È difficile non restare felicemente sorpresi dinanzi a questa Chiesa e a questo Pontefice che, in un momento in cui l’ondata sconvolgente delle tensioni belliche ci restituisce l’immagine di una società definitivamente bloccata sul proprio realismo geopolitico – ma anche in un momento in cui le mille derive individuali ci danno la testimonianza di una collettività che, da troppi decenni, non sa più crescere – condivide la domanda provocatoria del Meeting: “Se non siamo alla ricerca dell’essenziale, allora cosa cerchiamo?”.
A questa domanda Papa Francesco dà il valore aggiunto della sua paternità, a partire dalla quale siamo tutti guardati non per le nostre malefatte o per le nostre indifferenze, ma per “il senso di impotenza” che ci portiamo dentro, dal quale deriva tutto il resto. Dal quale nasce ogni nostro incurvarsi, ogni nostro lasciar perdere, non pensarci, magari distrarsi e addirittura divertirsi.
Ed è lo stesso messaggio di don Luigi Giussani che, già a suo tempo, denunciava la nostra inerzia morale ed indicava nella nostra mancata passione ed il mancato “gusto di vivere” la vera carta di identità della nostra generazione del giorno dopo. Quella che si trova a vivere dopo che tutto è già accaduto ed ogni progetto ha mostrato i limiti della sua presunzione, a noi ostentata come prospettiva certa.
La felicità di Papa Francesco è quella di riuscire ad essere padre, e quella del popolo di Dio si racchiude nel riconoscerlo come momento essenziale per ripartire. Come nel famoso “Alzatevi, andiamo!” del suo predecessore, Papa Giovanni Paolo II, che – anche lui – ci ha raccolto tutti quando tutto era finito ed erano rimaste solo le bombe dei terroristi. Quando la nostra principale richiesta era quella di sdoganarci di quel poco che restava, magari un amore in cui credere veramente, tanto eravamo convinti che nulla durasse.

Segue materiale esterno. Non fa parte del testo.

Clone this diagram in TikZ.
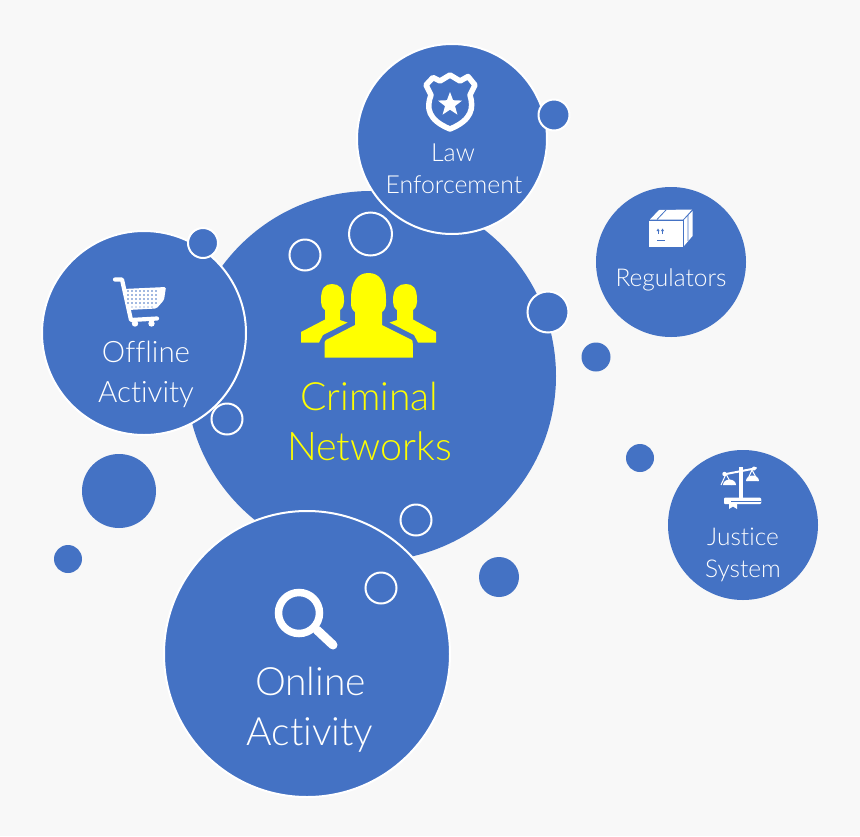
\documentclass[tikz,border=0pt]{standalone}
\usepackage{fontspec}
\setmainfont{Lato}[UprightFont=* Light,Ligatures={NoCommon}]
\definecolor{blu}{HTML}{4472C4}
\definecolor{bg}{HTML}{F8F8F8}
\definecolor{yel}{HTML}{FFFF00}
\tikzset{
 bub/.style={circle,fill=blu,inner sep=0pt,minimum size=#1},
 bubw/.style={circle,fill=blu,draw=white,line width=2pt,inner sep=0pt,minimum size=#1},
 lab/.style={text=white,inner sep=0pt,align=center,anchor=base},
 ylab/.style={text=yel,inner sep=0pt,align=center,anchor=base},
 ic/.style={white,line join=round,line cap=round}
}
\begin{document}
\begin{tikzpicture}[x=1pt,y=-1pt]
\useasboundingbox (0,0) rectangle (860,836);
\fill[bg] (0,0) rectangle (860,836);
% large bubbles
\node[bub=370pt] (main) at (371,376) {};
\node[bubw=204pt] (offline) at (144,333) {};
\node[bubw=190pt] (law) at (452,139) {};
\node[bubw=286pt] (online) at (307,654) {};
\node[bub=150pt] (reg) at (671,262) {};
\node[bub=150pt] (just) at (743,525) {};
% small with border
\node[bubw=31pt] (s1) at (554,115) {};
\node[bubw=30pt] (s2) at (203,243) {};
\node[bub=29pt] (s3) at (596,357) {};
\node[bub=28pt] (s4) at (640,458) {};
\node[bub=74pt] (s5) at (119,491) {};
\node[bub=28pt] (s6) at (68,559) {};
\node[bub=40pt] (s7) at (499,577) {};
% small outlined
\node[bubw=41pt] (o1) at (548,312) {};
\node[bubw=43pt] (o2) at (370.5,234) {};
\node[bubw=31pt] (o3) at (305,255) {};
\node[bubw=31pt] (o4) at (227,419) {};
\node[bubw=31pt] (o5) at (416,520) {};
\node[bubw=31pt] (o6) at (381,588) {};
% shield
\draw[ic,line width=5.5pt] (426,85) -- (433,77.5) -- (440,81) -- (450,75) -- (460,81) -- (468,76.5) -- (475,85) -- (470,95)
 .. controls (474,108) and (472,120) .. (450,129) .. controls (428,120) and (426,108) .. (431,95) -- cycle;
\fill[white] (450,92) -- (453.1,100.2) -- (462,100.6) -- (455,106.1) -- (457.4,114.6) -- (450,109.7) -- (442.6,114.6) -- (445,106.1) -- (438,100.6) -- (446.9,100.2) -- cycle;
% box
\fill[white] (649.3,221) rectangle (682.5,246.7);
\fill[white] (650,219.5) -- (659,210) -- (692,209.5) -- (683,219.5) -- cycle;
\fill[white] (684,220) -- (692.5,211) -- (692.5,236) -- (684,246) -- cycle;
\draw[blu,line width=.8pt] (657,219.5) -- (666,210) (688,215) -- (688,241);
\draw[blu,line width=1pt] (658,234) -- (658,230) (662.5,234) -- (662.5,230) (657,240) -- (665,240);
\fill[blu] (656.5,231) -- (658,228.5) -- (659.5,231) -- cycle (661,231) -- (662.5,228.5) -- (664,231) -- cycle;
% cart
\draw[ic,line width=4.2pt] (115,279.5) -- (122,279.5) -- (131,320) -- (157,318.5);
\fill[white,rounded corners=1.5pt] (123,289) -- (166,287) -- (164,300) -- (156.5,308.5) -- (128,310) -- cycle;
\fill[white] (135,323.5) circle (3.2) (151.5,323.5) circle (3.2);
\foreach \y in {291,295,299,303} \foreach \x in {128,132,...,158}
 \fill[blu] (\x,\y) circle (.8);
\foreach \x in {132,136,...,152} \fill[blu] (\x,307) circle (.7);
% scales
\draw[white,line width=3.2pt] (741,467) -- (741,498);
\draw[white,line width=2pt,line cap=round] (726,474) -- (752,469) -- (756,468);
\draw[white,line width=1pt] (726,474) -- (721,485) (726,474) -- (732,485) (752,470) -- (747,481) (752,470) -- (758,481);
\fill[white] (724.5,474) circle (2.2) (754,468.5) circle (2);
\fill[white] (724,485) -- (736,485) arc (0:-180:6.5 and 5.5) -- cycle;
\fill[white] (746,481) -- (759,481) arc (0:-180:6.5 and 5.5) -- cycle;
\fill[white,rounded corners=1pt] (724,497.5) rectangle (761,504);
\fill[white] (724,499) rectangle (761,503) (729,504) -- (737,504) -- (737,509) -- (733,506.5) -- (729,509) -- cycle;
\draw[blu,line width=.8pt] (731,501) -- (761,501);
% people
\fill[yel] (321,300) .. controls (321,288) and (325,284) .. (332,284) .. controls (339,284) and (344,288) .. (344,300) -- (344,302) .. controls (344,305) and (343,308) .. (340,310) -- (340,320) -- (347.5,322.5) -- (323,335) -- (319,342.5) -- (301,342.5) -- (301,332) -- (325,319.5) -- (325,310) .. controls (322,308) and (321,305) .. (321,302) -- cycle;
\fill[yel] (417,300) .. controls (417,288) and (413,284) .. (406,284) .. controls (399,284) and (393,288) .. (393,300) -- (393,302) .. controls (393,305) and (394,308) .. (397,310) -- (397,320) -- (389.5,322.5) -- (414,335) -- (418,342.5) -- (436,342.5) -- (436,332) -- (413,319.5) -- (413,310) .. controls (416,308) and (417,305) .. (417,302) -- cycle;
\fill[yel] (351,299) .. controls (351,281) and (358,273) .. (368.5,273) .. controls (379,273) and (386,281) .. (386,299) -- (386,303) .. controls (386,307) and (385,310) .. (382,312) -- (382,325) -- (412,340) .. controls (412.5,341) and (412.8,342) .. (412.8,344) -- (412.8,357.5) -- (324.5,357.5) -- (324.5,344) .. controls (324.5,342) and (325,341) .. (326,340) -- (355,325) -- (355,312) .. controls (352,310) and (351,307) .. (351,303) -- cycle;
% magnifier
\draw[white,line width=7.5pt] (299,613) circle (20.5);
\draw[white,line width=9pt,line cap=round] (317,630) -- (333,645);
% labels
\node[ylab,font=\fontsize{39}{39}\selectfont] (t1) at (369.5,410) {Criminal};
\node[ylab,font=\fontsize{39.5}{39}\selectfont] (t2) at (369.5,460) {Networks};
\node[lab,font=\fontsize{39}{39}\selectfont] (t3) at (310.5,695) {Online};
\node[lab,font=\fontsize{39}{39}\selectfont] (t4) at (310,745) {Activity};
\node[lab,font=\fontsize{29.5}{29}\selectfont] (t5) at (146,362) {Offline};
\node[lab,font=\fontsize{29.5}{29}\selectfont] (t6) at (146,402) {Activity};
\node[lab,font=\fontsize{25}{25}\selectfont] (t7) at (453,161) {Law};
\node[lab,font=\fontsize{24.8}{25}\selectfont] (t8) at (454,193) {Enforcement};
\node[lab,font=\fontsize{24.5}{25}\selectfont] (t9) at (671,286) {Regulators};
\node[lab,font=\fontsize{24.5}{25}\selectfont] (t10) at (743,545) {Justice};
\node[lab,font=\fontsize{24.5}{25}\selectfont] (t11) at (743,577) {System};
\end{tikzpicture}
\end{document}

Se si prova ad alzare lo sguardo sugli ultimi settant’anni non si può non cogliere questa capacità empatica profonda – la grande dote di don Giussani – che questa Chiesa è in grado di possedere e di rilanciare, contagiandoci.
Accanto a questa capacità c’è anche l’indicazione dell’unico passaggio possibile, l’unica via d’uscita realmente praticabile: quella dell’amicizia con Dio. Quella che, nel linguaggio laico, può essere identificata come “il riconoscimento del Padre”. E se questo padre si è incarnato nel Figlio, allora, senza l’amicizia con quest’ultimo, prima o poi si cede, “la barca della nostra vita” finisce con essere “in balia delle onde” e “rischia di affondare”. Affonda anche quando non ci sono tempeste in arrivo, magari solo perché gli anni passano, i volti tendono a sbiadire, le occasioni si fanno più rare e le preoccupazioni raddoppiano.
Ma non si può essere convinti della propria amicizia con Dio se poi non si fonda né si condivide alcunché. La richiesta è al limite della provocazione: “dare vita insieme a luoghi in cui la presenza di Cristo si possa vedere e toccare”. È un’opera semplicemente irrealizzabile se non si sente la mano sulla spalla di qualcuno per il quale valga la pena farlo e che è tanto saggio da capirci, in quanto “conosce ogni miseria”.
Ma accanto a quest’obiettivo finale c’è anche una modalità di cammino. Uno stile che interviene già, ogni mattina, non appena ci si sveglia: ed è l’andare in cerca dell’essenziale. Poco importa se siamo sul palco, al centro della scena, o tra il pubblico, o magari ai parcheggi, sotto il sole. Per tutti, andare in cerca dell’essenziale è l’unica modalità adeguata di vivere, l’unica all’altezza del desiderio per il quale siamo stati fatti e amati.
Questa Chiesa, che ci riconosce nella nostra fatica, che la sa cogliere anche quando si nasconde dietro l’euforia più ostentata, è veramente un segno dei tempi. Non sono i tempi che cambiano, è la forza della Parola che si fa più prossima, più vicina.
“Per fortuna”, come dicono i laici, o “per grazia”, come dicono i credenti.